Desejo viver minha tristeza até que nada sobre. Mas parece que a tristeza é como a alegria, fluxo que não acaba. Devo simplesmente aceitar este inferno eterno. Pois quem sofre, enquanto sofre, sofre eternamente. Assim como o céu que é eterno enquanto deleita. O poeta músico entendeu isso e contou para todos. Afinal, tudo acaba e, enquanto dura, durar é para sempre.
Quanto dura o lamentoso acabar de algo precisoso, o não aceitar o presente num desejo conflituoso, o arrependimento daquilo que não se foi capaz de fazer? Quanto dura essa inquietação nervosa, esse soluço dolorido, esse aperto de ar contido, essa fonte de lágrimas ? E se eu jogar uma moeda e fizer como os românticos? Quem estaria ali quando eu abrisse os olhos?
Por que me acostumei com aqueles passos raivosos, aquela impaciência declarada, aquele olhar distante, aquele aperto de mãos relutante? Por que me vendi por um sonho à dois e inventei-me metade de mim na esperança de encontrar mais que outro eu ao meu lado? A resposta, tão simples, ainda não encontra porto aberto.
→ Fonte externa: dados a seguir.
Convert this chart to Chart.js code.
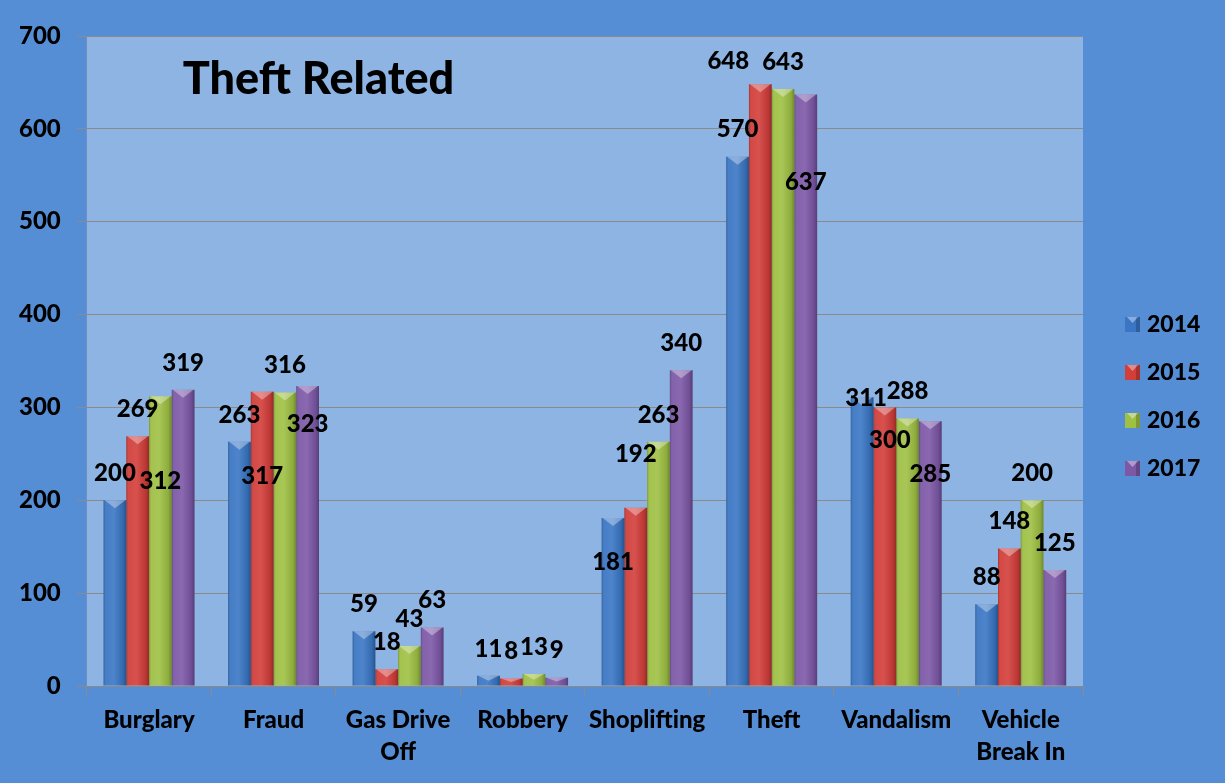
<!DOCTYPE html>
<html>
<head>
<meta charset="utf-8">
<script src="https://cdn.jsdelivr.net/npm/chart.js@4.4.1/dist/chart.umd.min.js"></script>
<style>
  html, body { margin: 0; padding: 0; background: #558ed5; }
  #wrap { width: 1225px; height: 783px; }
</style>
</head>
<body>
<div id="wrap"><canvas id="theftChart"></canvas></div>
<script>
// Data
const categories = ['Burglary', 'Fraud', ['Gas Drive', 'Off'], 'Robbery', 'Shoplifting', 'Theft', 'Vandalism', ['Vehicle', 'Break In']];
const years = ['2014', '2015', '2016', '2017'];
const counts2014 = [200, 263, 59, 11, 181, 570, 311, 88];
const counts2015 = [269, 317, 18, 8, 192, 648, 300, 148];
const counts2016 = [312, 316, 43, 13, 263, 643, 288, 200];
const counts2017 = [319, 323, 63, 9, 340, 637, 285, 125];
const yTicks = [0, 100, 200, 300, 400, 500, 600, 700];

const seriesColors = ['#3a76c4', '#d23e3a', '#9ec043', '#7d58a7'];
const FONT = 'Lato, "Noto Sans", sans-serif';

// some value labels were dragged around in the original, "series,category": [dx, dy]
const labelShift = {
  '2,0': [0, 112],
  '1,1': [0, 112],
  '3,1': [0, 65],
  '0,4': [0, 71],
  '1,4': [0, -26],
  '1,5': [-32, 4],
  '3,5': [0, 115],
  '0,6': [4, 28],
  '1,6': [5, 60],
  '3,6': [0, 80]
};

// plot area + outer background
const backgroundPlugin = {
  id: 'backgroundPlugin',
  beforeDraw(chart) {
    const { ctx, chartArea } = chart;
    ctx.save();
    ctx.fillStyle = '#558ed5';
    ctx.fillRect(0, 0, chart.width, chart.height);
    ctx.fillStyle = '#8db4e3';
    ctx.fillRect(chartArea.left, chartArea.top, chartArea.right - chartArea.left, chartArea.bottom - chartArea.top);
    ctx.restore();
  }
};

// bevel shading on bars + value labels + title
const barDecorPlugin = {
  id: 'barDecorPlugin',
  afterDatasetsDraw(chart) {
    const { ctx, chartArea } = chart;
    ctx.save();
    chart.data.datasets.forEach((ds, i) => {
      const meta = chart.getDatasetMeta(i);
      meta.data.forEach((bar) => {
        const { x, y, base, width } = bar.getProps(['x', 'y', 'base', 'width'], true);
        const left = x - width / 2;
        const g = ctx.createLinearGradient(left, 0, left + width, 0);
        g.addColorStop(0, 'rgba(0,0,0,0.22)');
        g.addColorStop(0.12, 'rgba(255,255,255,0.06)');
        g.addColorStop(0.45, 'rgba(255,255,255,0.10)');
        g.addColorStop(0.85, 'rgba(0,0,0,0.10)');
        g.addColorStop(1, 'rgba(0,0,0,0.30)');
        ctx.fillStyle = g;
        ctx.fillRect(left, y, width, base - y);
        // light triangle on top
        const tri = Math.min(8, (base - y) / 2);
        ctx.fillStyle = 'rgba(255,255,255,0.35)';
        ctx.beginPath();
        ctx.moveTo(left + 1, y);
        ctx.lineTo(left + width - 1, y);
        ctx.lineTo(x, y + tri);
        ctx.closePath();
        ctx.fill();
      });
    });

    ctx.fillStyle = '#000';
    ctx.font = '900 24px ' + FONT;
    ctx.textAlign = 'center';
    ctx.textBaseline = 'middle';
    chart.data.datasets.forEach((ds, i) => {
      const meta = chart.getDatasetMeta(i);
      meta.data.forEach((bar, j) => {
        const shift = labelShift[i + ',' + j] || [0, 0];
        ctx.fillText(String(ds.data[j]), bar.x + shift[0], bar.y - 27 + shift[1]);
      });
    });

    ctx.font = '900 45px ' + FONT;
    ctx.textAlign = 'left';
    ctx.fillText('Theft Related', chartArea.left + 96, chartArea.top + 43);
    ctx.restore();
  }
};

// legend on the right, drawn by hand so it sits where the original had it
const sideLegendPlugin = {
  id: 'sideLegendPlugin',
  afterDraw(chart) {
    const { ctx, chartArea } = chart;
    const top = (chartArea.top + chartArea.bottom) / 2 - 37;
    const bx = chartArea.right + 42;
    ctx.save();
    ctx.font = '900 23px ' + FONT;
    ctx.textBaseline = 'middle';
    ctx.textAlign = 'left';
    chart.data.datasets.forEach((ds, i) => {
      const cy = top + i * 48;
      ctx.fillStyle = ds.backgroundColor;
      ctx.fillRect(bx, cy - 7, 15, 15);
      ctx.fillStyle = 'rgba(0,0,0,0.2)';
      ctx.fillRect(bx + 11, cy - 7, 4, 15);
      ctx.fillStyle = 'rgba(255,255,255,0.4)';
      ctx.beginPath();
      ctx.moveTo(bx + 2, cy - 7);
      ctx.lineTo(bx + 13, cy - 7);
      ctx.lineTo(bx + 7.5, cy - 1);
      ctx.closePath();
      ctx.fill();
      ctx.fillStyle = '#000';
      ctx.fillText(ds.label, bx + 22, cy + 1);
    });
    ctx.restore();
  }
};

const allCounts = [counts2014, counts2015, counts2016, counts2017];

const theftChart = new Chart(document.getElementById('theftChart'), {
  type: 'bar',
  data: {
    labels: categories,
    datasets: years.map((yr, i) => ({
      label: yr,
      data: allCounts[i],
      backgroundColor: seriesColors[i],
      borderWidth: 0,
      categoryPercentage: 0.73,
      barPercentage: 1.0
    }))
  },
  options: {
    responsive: true,
    maintainAspectRatio: false,
    animation: false,
    layout: {
      padding: { left: 3, right: 142, top: 36, bottom: 7 }
    },
    plugins: {
      legend: { display: false },
      tooltip: { enabled: false }
    },
    scales: {
      x: {
        grid: {
          display: true,
          drawOnChartArea: false,
          drawTicks: true,
          tickLength: 10,
          color: '#8a8a8a'
        },
        border: { color: '#8a8a8a' },
        ticks: {
          color: '#000',
          padding: 8,
          maxRotation: 0,
          autoSkip: false,
          font: { family: FONT, size: 24, weight: '900', lineHeight: 1.3333 }
        }
      },
      y: {
        min: yTicks[0],
        max: yTicks[yTicks.length - 1],
        grid: {
          color: '#8a8a8a',
          tickLength: 10
        },
        border: { color: '#6f8fc0' },
        ticks: {
          stepSize: yTicks[1] - yTicks[0],
          color: '#000',
          padding: 16,
          font: { family: FONT, size: 24, weight: '900' }
        }
      }
    }
  },
  plugins: [backgroundPlugin, barDecorPlugin, sideLegendPlugin]
});
</script>
</body>
</html>
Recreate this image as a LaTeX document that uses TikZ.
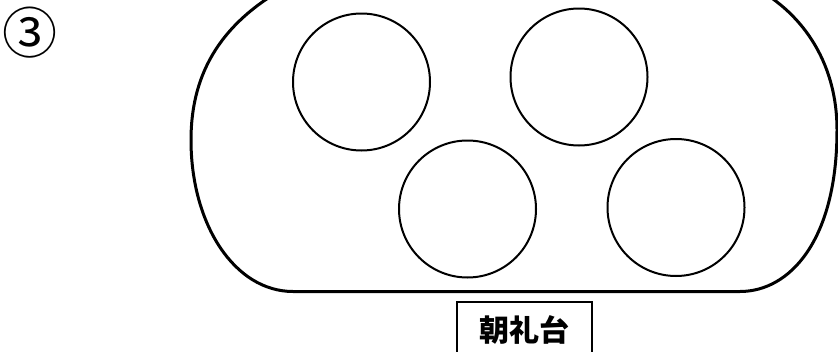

Quanto tempo mais como um porto fechado a este navio com suas novidades temidas?
Quando se morre, leva-se a vida não vivida. Agora sei. Ela reclama sua existência como um felino assustado. A vida não vivida arranha, contorce, arrepia. Gás que se esparge, escapa da contenção. Vida não vivida mata mais depois da morte do que antes! Coloque a mão nesse saco de negligências. Estou tão cheio dessa vida não vivida que até o irreal se tornou palpável. E sou todo irreal.
Você me disse que eu deveria escolher viver. Mas como morre aquilo que ainda não viveu? Sim, claro! Sou eu que dou forma. Sou eu que crio propósito. Sou eu que alimento o nada. Informação continua. Matéria sem massa. Seguirei seu conselho. Mas não se trata exatamente de escolher a vida. O que se escolhe é a não vida. A vida viceja sem escolha. A vida não é o que adentra a forma como se poderia dizer. Seguir seu conselho impossível é, ao mesmo tempo, não segui-lo. Que seja!